NEMA’s Primary Industrial Controls Index slipped 0.3% in the third quarter of 2010 versus the second quarter. This represents the first quarter-to-quarter decline in the index since 2009Q2, but it remains nearly 23% above its year-ago level. Even with this upward trend in demand, inflation- and seasonally adjusted shipments remain more than 18% below their cyclical peak. The Primary Industrial Controls and Adjustable Speed Drives Index, a broader measure of demand for industrial controls products, posted a 1.5% quarter-to-quarter rate of growth during 2010Q3 and shows a 25% improvement versus the same period a year ago.
Following four solid quarters of average annualized growth in output (~9%), the manufacturing sector’s recovery has tapered off in recent months, slowing to an annualized increase of 4% during the third quarter of 2010. Indicators such as the ISM and regional surveys indicate the manufacturing sector is still expanding, but the sector’s performance has been less robust as of late; moreover, the winding down of the inventory rebuilding cycle could hamper the industry’s prospects for growth going forward given that consumer demand remains lackluster and the rebound in capital spending activity is still in its early stages. Exports will likely play a significant role in boosting manufacturing output, but the shaky condition of the global economy poses a downside risk to the sector’s growth.

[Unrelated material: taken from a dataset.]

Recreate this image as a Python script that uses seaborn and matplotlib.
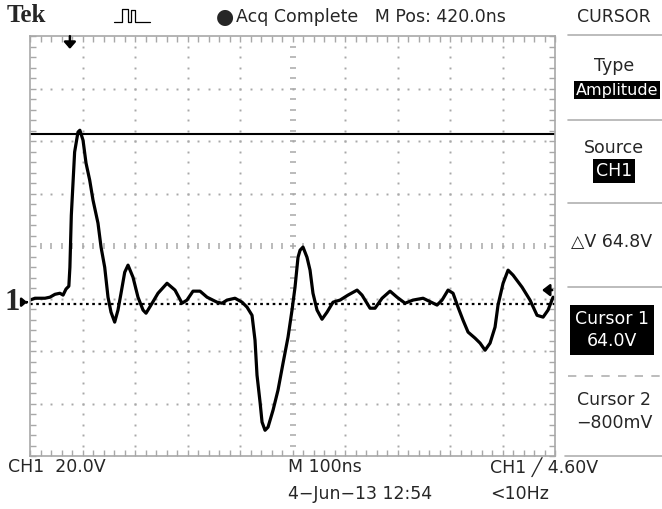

Over the near term, NEMA’s industrial controls indices will likely register moderate gains at best. The initial burst in demand for industrial controls caused by companies restarting idled factory capacity is waning. Corporate profits have staged a solid recovery and should support spending by businesses on industrial controls and other related types of industrial equipment over the long term. Moreover, low interest rates and improved business balance sheets augur well for capital spending plans. Unfortunately, lingering economic uncertainty and a still-high share of idled factory capacity will weigh on business investment, as companies remain focused on replacing worn-out equipment rather than undertaking any major expansion plans.